Leo Aliyu

Personal information
- Full name: Leo Aliyu
- Born: 24 November 2004 (age 21)
- Height: 183 cm (6 ft 0 in)
- Weight: 106 kg (234 lb; 16 st 10 lb)

Playing information
- Position: Prop
Club
| Years | Team | Pld | T | G | FG | P |
| 2025– | Keighley Cougars | 20 | 0 | 0 | 0 | 0 |
Representative
| Years | Team | Pld | T | G | FG | P |
| 2023 | Yorkshire under-18 | 1 | 0 | 0 | 0 | 0 |
| 2025– | Nigeria | 1 | 0 | 0 | 0 | 0 |

= Leo Aliyu =

Nigerian rugby league player

Leo Aliyu (born 24 November 2004) is a Nigerian rugby league prop who plays for Keighley Cougars in the RFL Championship.

==Club career==

==== Junior career ====
Aliyu played junior rugby at Siddal before joining Leeds Rhinos Academy midway through 2022, featuring for the Academy and Reserves sides with strong performances seeing him being called up for the 2023 Academy Origin II, featuring for Yorkshire under-18 in the 32-32 draw against Lancashire under-18.

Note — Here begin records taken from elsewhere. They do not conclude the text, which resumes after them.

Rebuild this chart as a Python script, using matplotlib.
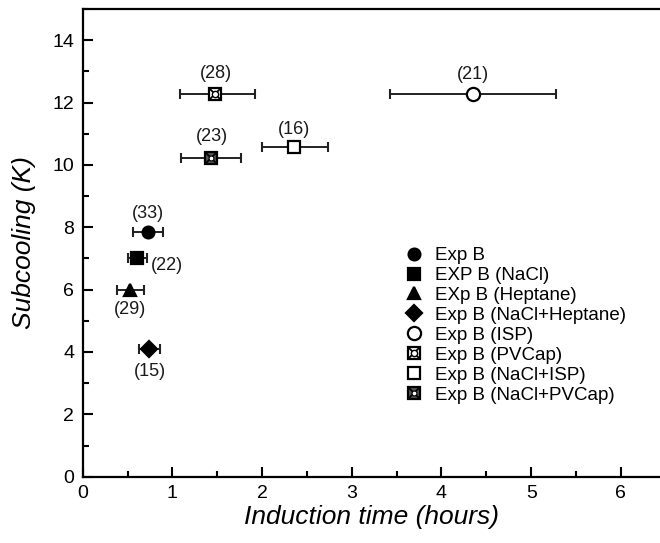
import matplotlib
matplotlib.use("Agg")
import matplotlib.pyplot as plt
from matplotlib.ticker import MultipleLocator

plt.rcParams['font.family'] = ['Liberation Sans', 'DejaVu Sans']

# --- data: mean induction time, spread and subcooling per experiment ---
labels = ["Exp B", "EXP B (NaCl)", "EXp B (Heptane)", "Exp B (NaCl+Heptane)",
          "Exp B (ISP)", "Exp B (PVCap)", "Exp B (NaCl+ISP)", "Exp B (NaCl+PVCap)"]
t_mean = [0.73, 0.61, 0.53, 0.74, 4.35, 1.48, 2.36, 1.43]
t_low  = [0.56, 0.50, 0.38, 0.63, 3.43, 1.09, 2.00, 1.10]
t_high = [0.90, 0.72, 0.68, 0.86, 5.28, 1.92, 2.73, 1.76]
subcool = [7.85, 7.02, 5.99, 4.10, 12.27, 12.28, 10.57, 10.23]
n_runs = [33, 22, 29, 15, 21, 28, 16, 23]

# where the run counts sit
count_x = [0.73, 0.94, 0.53, 0.755, 4.35, 1.48, 2.36, 1.44]
count_y = [8.45, 6.76, 5.37, 3.37, 12.89, 12.94, 11.12, 10.91]

fig = plt.figure(figsize=(6.6, 5.43), dpi=100)
ax = fig.add_axes([0.1253, 0.1221, 0.8747, 0.8613])

black = 'k'
styles = [
    [dict(marker='o', ms=8.5, mfc=black)],
    [dict(marker='s', ms=8, mfc=black)],
    [dict(marker='^', ms=9, mfc=black)],
    [dict(marker='D', ms=8, mfc=black)],
    [dict(marker='o', ms=9.5, mfc='white')],
    [dict(marker='s', ms=9, mfc='white'), dict(marker='x', ms=7, mfc='none', mew=1.3),
     dict(marker='o', ms=4.5, mfc='white', mew=1.0)],
    [dict(marker='s', ms=9, mfc='white')],
    [dict(marker='s', ms=8.5, mfc='#555555'), dict(marker='x', ms=6.5, mfc='none', mew=1.3),
     dict(marker='o', ms=3.5, mfc='white', mew=0.8)],
]

handles = []
for i in range(len(labels)):
    xerr = [[t_mean[i] - t_low[i]], [t_high[i] - t_mean[i]]]
    ax.errorbar(t_mean[i], subcool[i], xerr=xerr, fmt='none', ecolor='#222222',
                elinewidth=1.4, capsize=3.8, capthick=1.5, zorder=2)
    parts = []
    for st in styles[i]:
        ln, = ax.plot(t_mean[i], subcool[i], linestyle='none', mec=black,
                      mew=st.pop('mew', 1.6), zorder=3, **st)
        parts.append(ln)
    handles.append(tuple(parts))
    ax.text(count_x[i], count_y[i], f"({n_runs[i]})", ha='center', va='center',
            fontsize=13, color='#1a1a1a')

ax.legend(handles, labels, loc='lower left', bbox_to_anchor=(0.545, 0.14),
          frameon=False, fontsize=13.5, handlelength=1.0, handletextpad=0.6,
          labelspacing=0.15, borderaxespad=0)

ax.set_xlim(0, 6.436)
ax.set_ylim(0, 15)
ax.xaxis.set_major_locator(MultipleLocator(1))
ax.xaxis.set_minor_locator(MultipleLocator(0.5))
ax.yaxis.set_major_locator(MultipleLocator(2))
ax.yaxis.set_minor_locator(MultipleLocator(1))
ax.tick_params(which='major', direction='in', length=7, width=1.5, labelsize=14, pad=6)
ax.tick_params(which='minor', direction='in', length=4, width=1.5)
ax.spines['right'].set_visible(False)
for s in ['left', 'bottom', 'top']:
    ax.spines[s].set_linewidth(1.6)

ax.set_xlabel('Induction time (hours)', fontsize=19, style='italic', labelpad=2)
ax.set_ylabel('Subcooling (K)', fontsize=19, style='italic', labelpad=12)

fig.savefig('out.png', dpi=100)
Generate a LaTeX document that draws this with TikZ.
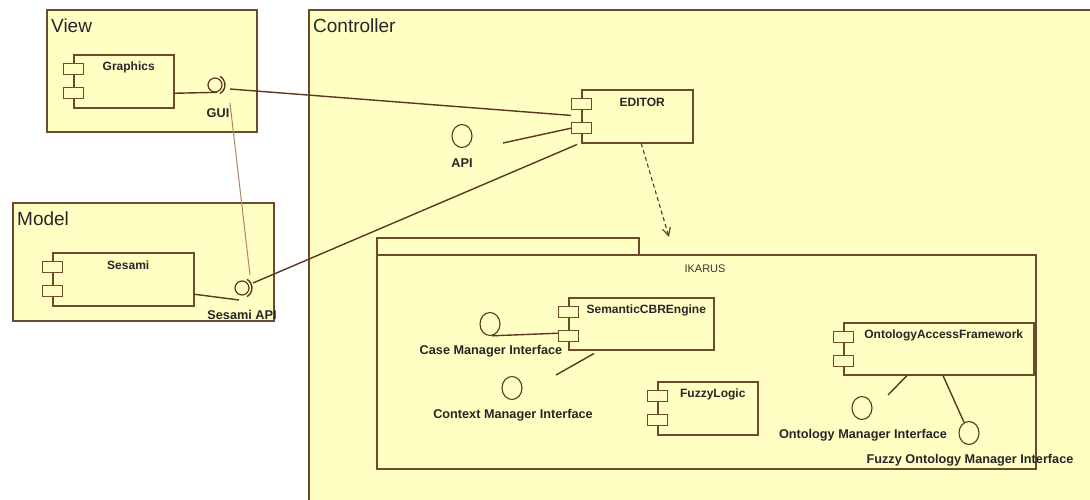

Aliyu nearly quit rugby before rediscovering his love for the sport, he described his call-up to Yorkshire as an 'honourable' moment. "Before I came to Leeds, I didn't know too much about Rugby. I nearly gave up a few years ago but I ended up at Siddal and then here, so I'm glad I didn't."

==== Keighley Cougars ====
Ahead of the 2024 season, Leo was signed by League One club Keighley Cougars. Head coach, Jake Webster described Leo as “Leo is a big raw unit with great leg speed. If we can channel that and work with Leo on the technical detail of the game we have a great player on our hands."

On 2 February 2025, Aliyu made his debut coming off the bench in the 2nd round of the Challenge Cup, against the York Knights. York won 72-12. Aliyu impressed over twelve appearances for Keighley in 2025, but managed only eight appearances in 2026 due to concussion causing him to spend extended time on the sideline.

==== Nigeria ====
Aliyu was selected by his then club head coach, Alan Kilshaw, to play for the Nigeria national side against Cumbria, at Craven Park, Barrow-in-Furness. Leo started at Prop. It was Nigeria's first game on British soil, with the hosts winning the game 70-6.